Il te cloue, Houellebecq.
De Houellebecq je n’ai rien goûté ; si ce n’est au spectacle mi navrant, mi fascinant, presque pathétique, de le voir se soumettre à l’exercice apparemment pénible de l’interview.
Soit, particules élémentaires ou non, possibilité d’une île peut être, mais Lovecraft assurément.
L’essai a du mérite. D’abord, il date de la fin des années 80, époque à laquelle Cthulhu n’était pas décliné en T-SHIRT pour fille, ne figurait pas d’excuse à l’indigence imaginaire du premier tâcheron se réclamant du cinéma d’horreur (hormis Gordon et Carpenter, pas grand chose de sincère à l’époque), et donc se trouvait motivé par tout autre chose qu’une facilité de sujet encline à une quelconque rentabilité éditoriale.

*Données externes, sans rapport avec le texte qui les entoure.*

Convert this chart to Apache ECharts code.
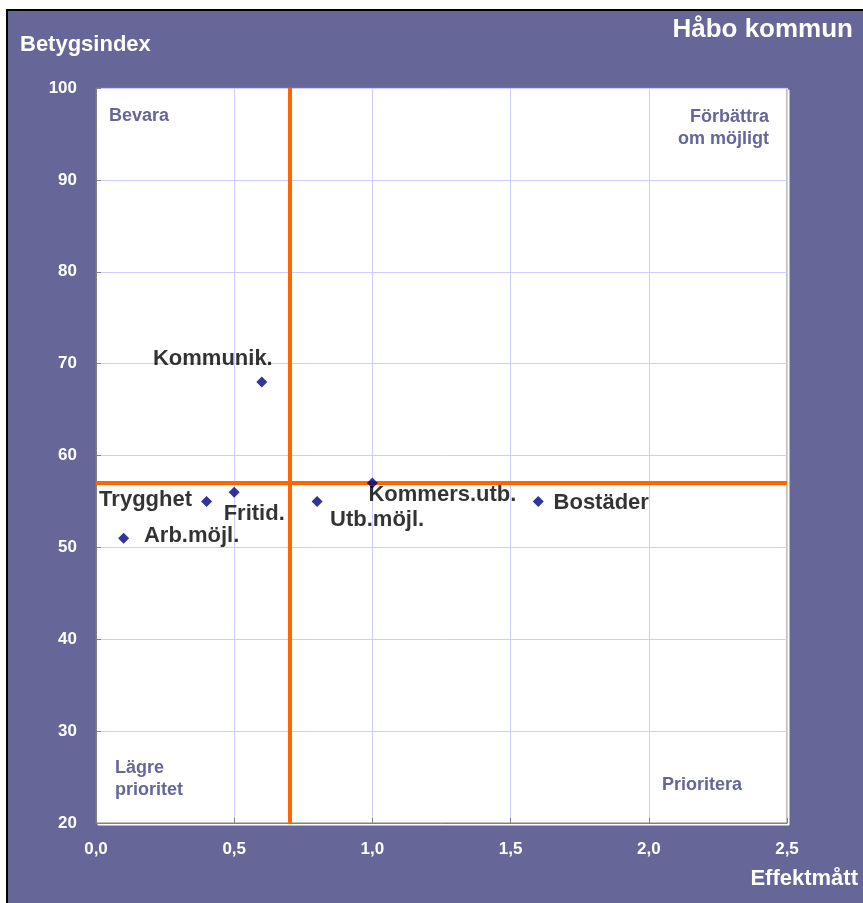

Plus qu’un sujet de passion, un sujet pour un écrivain admirateur ; un essai partisan, presque un pamphlet.
Mais Houellebecq admire Lovecraft, et en ce sens ne cherche aucunement à convaincre. De la même façon que l’auteur de Providence triait ses lecteurs dès les premiers paragraphes, Houellebecq annonce la couleur : il admire Lovecraft, tout autant qu’il admire son œuvre. Que les détracteurs et les incultes —mot choisi à dessein— passent leur chemin, et que les partisans partagent le plaisir de disserter sur l’auteur.
En ce qui me concerne, le plaisir a été clairement partagé. Autre mérite de l’essai : la clarté de la prose, la simplicité du vocabulaire pourtant utilisé de façon à exprimer les sentiments provoqués par l’œuvre de HPL avec beaucoup d’acuité, faisant aussi transparaitre le regard tendre que porte Houellebecq sur l’écrivain. Voilà aussi une presque biographie découpée avec soin et rythme, assurant un intérêt constant et croissant du lecteur à la manière des reportages les plus captivant.

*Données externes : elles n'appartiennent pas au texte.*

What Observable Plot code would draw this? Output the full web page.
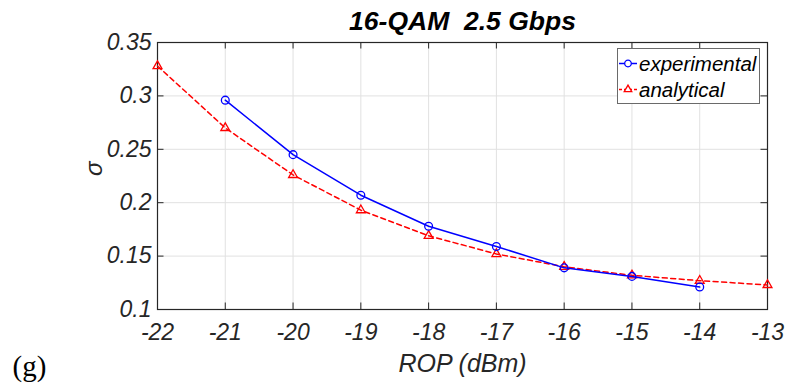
<!DOCTYPE html>
<html>
<head>
<meta charset="utf-8">
<script src="https://cdn.jsdelivr.net/npm/d3@7"></script>
<script src="https://cdn.jsdelivr.net/npm/@observablehq/plot@0.6"></script>
<style>
  body { margin: 0; background: #fff; }
  #wrap { position: relative; width: 787px; height: 387px; }
  #wrap svg text { white-space: pre; }
  #legend { position: absolute; left: 617px; top: 48px; }
</style>
</head>
<body>
<div id="wrap"></div>
<script>
const chartTitle = "16-QAM  2.5 Gbps";
const xLabel = "ROP (dBm)";
const yLabel = "σ";
const panelLabel = "(g)";
const seriesNames = ["experimental", "analytical"];

const xTicks = [-22, -21, -20, -19, -18, -17, -16, -15, -14, -13];
const yTicks = [0.1, 0.15, 0.2, 0.25, 0.3, 0.35];
const yTickLabels = ["0.1", "0.15", "0.2", "0.25", "0.3", "0.35"];

const experimentalROP = [-21, -20, -19, -18, -17, -16, -15, -14];
const experimentalSigma = [0.296, 0.245, 0.207, 0.178, 0.159, 0.139, 0.131, 0.121];

const analyticalROP = [-22, -21, -20, -19, -18, -17, -16, -15, -14, -13];
const analyticalSigma = [0.328, 0.270, 0.226, 0.193, 0.169, 0.152, 0.140, 0.132, 0.127, 0.123];

const experimental = experimentalROP.map((x, i) => ({x, y: experimentalSigma[i]}));
const analytical = analyticalROP.map((x, i) => ({x, y: analyticalSigma[i]}));

const W = 787, H = 387;
const mL = 157, mR = 20, mT = 42, mB = 78;
const frameW = W - mL - mR, frameH = H - mT - mB;
const tickLen = 6.5;
const axisColor = "#262626";
const gridColor = "#e1e1e1";
const blue = "#0000ff", red = "#ff0000";

const chart = Plot.plot({
  width: W, height: H,
  marginLeft: mL, marginRight: mR, marginTop: mT, marginBottom: mB,
  style: {fontFamily: "'Liberation Sans', Arial, sans-serif", fontSize: "23px", fontStyle: "italic", color: axisColor, background: "#fff"},
  x: {domain: [-22, -13]},
  y: {domain: [0.1, 0.35]},
  marks: [
    Plot.gridX(xTicks, {stroke: gridColor, strokeOpacity: 1}),
    Plot.gridY(yTicks, {stroke: gridColor, strokeOpacity: 1}),
    // inward tick marks (bottom, top, left, right)
    Plot.ruleX(xTicks, {x: d => d, insetTop: frameH - tickLen, stroke: axisColor}),
    Plot.ruleX(xTicks, {x: d => d, insetBottom: frameH - tickLen, stroke: axisColor}),
    Plot.ruleY(yTicks, {y: d => d, insetRight: frameW - tickLen, stroke: axisColor}),
    Plot.ruleY(yTicks, {y: d => d, insetLeft: frameW - tickLen, stroke: axisColor}),
    Plot.axisX({ticks: xTicks, tickFormat: d => String(d), tickSize: 0, tickPadding: 14, label: null, fontSize: 23, fontStyle: "italic", fill: axisColor}),
    Plot.axisY({ticks: yTicks, tickFormat: d => yTickLabels[yTicks.indexOf(d)], tickSize: 0, tickPadding: 6, label: null, fontSize: 23, fontStyle: "italic", fill: axisColor}),
    Plot.frame({stroke: axisColor, strokeWidth: 1.2}),
    // analytical
    Plot.line(analytical, {x: "x", y: "y", stroke: red, strokeWidth: 1.5, strokeDasharray: "5,3.5"}),
    Plot.dot(analytical, {x: "x", y: "y", symbol: "triangle", r: 3.3, stroke: red, strokeWidth: 1.3, fill: "none"}),
    // experimental
    Plot.line(experimental, {x: "x", y: "y", stroke: blue, strokeWidth: 1.5}),
    Plot.dot(experimental, {x: "x", y: "y", symbol: "circle", r: 3.9, stroke: blue, strokeWidth: 1.3, fill: "none"}),
    // labels
    Plot.text([chartTitle], {frameAnchor: "top", dy: -21, fontSize: 26.5, fontWeight: "bold", fontStyle: "italic", fill: "#000", lineAnchor: "middle"}),
    Plot.text([xLabel], {frameAnchor: "bottom", dy: 54, fontSize: 25, fontStyle: "italic", fill: axisColor, lineAnchor: "middle"}),
    Plot.text([yLabel], {frameAnchor: "left", dx: -63, rotate: -90, fontSize: 24, fontStyle: "italic", fill: axisColor, lineAnchor: "middle"}),
    Plot.text([panelLabel], {frameAnchor: "bottom-left", dx: -145, dy: 57, textAnchor: "start", lineAnchor: "middle", fontSize: 29, fontStyle: "normal", fontFamily: "'Liberation Serif', 'Times New Roman', serif", fill: "#000"})
  ]
});

const wrap = document.getElementById("wrap");
wrap.appendChild(chart);

// Legend (inside the axes, top-right)
const lw = 142, lh = 55;
const legend = d3.create("svg")
  .attr("id", "legend")
  .attr("width", lw + 1).attr("height", lh + 1)
  .style("font-family", "'Liberation Sans', Arial, sans-serif")
  .style("font-style", "italic")
  .style("font-size", "20.5px");
legend.append("rect").attr("x", 0.5).attr("y", 0.5).attr("width", lw).attr("height", lh)
  .attr("fill", "#fff").attr("stroke", "#6a6a6a").attr("stroke-width", 1);
const rows = [
  {name: seriesNames[0], color: blue, sym: "circle", dash: null, cy: 15.5},
  {name: seriesNames[1], color: red, sym: "triangle", dash: "3,2", cy: 41.5}
];
for (const r of rows) {
  legend.append("line").attr("x1", 2).attr("x2", 20).attr("y1", r.cy).attr("y2", r.cy)
    .attr("stroke", r.color).attr("stroke-width", 1.5).attr("stroke-dasharray", r.dash);
  const s = r.sym === "circle" ? d3.symbolCircle : d3.symbolTriangle;
  const size = r.sym === "circle" ? Math.PI * 3.3 * 3.3 : Math.PI * 2.8 * 2.8;
  legend.append("path").attr("d", d3.symbol(s, size)())
    .attr("transform", `translate(11,${r.cy})`)
    .attr("fill", "#fff").attr("stroke", r.color).attr("stroke-width", 1.3);
  legend.append("text").attr("x", 22).attr("y", r.cy).attr("dy", "0.35em")
    .attr("fill", "#000").text(r.name);
}
wrap.appendChild(legend.node());
</script>
</body>
</html>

Évidemment c’est un fan de Lovecraft —un partisan, donc— qui en parle. Mais au delà de tout ce qui a attrait au mythe littéraire (le mythe de Lovecraft, et non « Mythe de Cthulhu » qui est un terme incorrect), c’est aussi et surtout l’aura et la personnalité de l’écrivain qui me fascine. Houellebecq a su, malgré la synthèse dont il a dû faire preuve, en brosser un portrait aussi fugace que vif que non exhaustif ; une vie et un parcours qui revêtiront toujours une aura de mystère.
Lovecraft était un homme torturé, masochiste, rêveur, poète. Il détestait le monde mais ne pouvait s’empêcher de faire preuve de considération. Homme de réserve et de débordements épouvantables. Éducation et exclamations. Solitaire désabusé, cynique ou lucide —qui sait ? Lovecraft était déraciné, déçu, démotivé, déchainé. Il était peut être même psychotique, si on voulait pousser.
C’était avant tout un créateur. Un être humain dans tout ce que cela peut représenter d’effroyable à vivre et appréhender.
Voilà ce que l’essai de Houllebecq a su retranscrire. Tout en s’interrogeant sur le processus créatif de Lovecraft, et dans une moindre mesure le processus créatif dans sa généralité, l’essai, bien introduit par la préface de Stephen King, constitue ce que tout fan de HPL devrait apprécier à sa juste valeur : un peu de temps avec l’écrivain, un peu de temps avec l'être humain en question.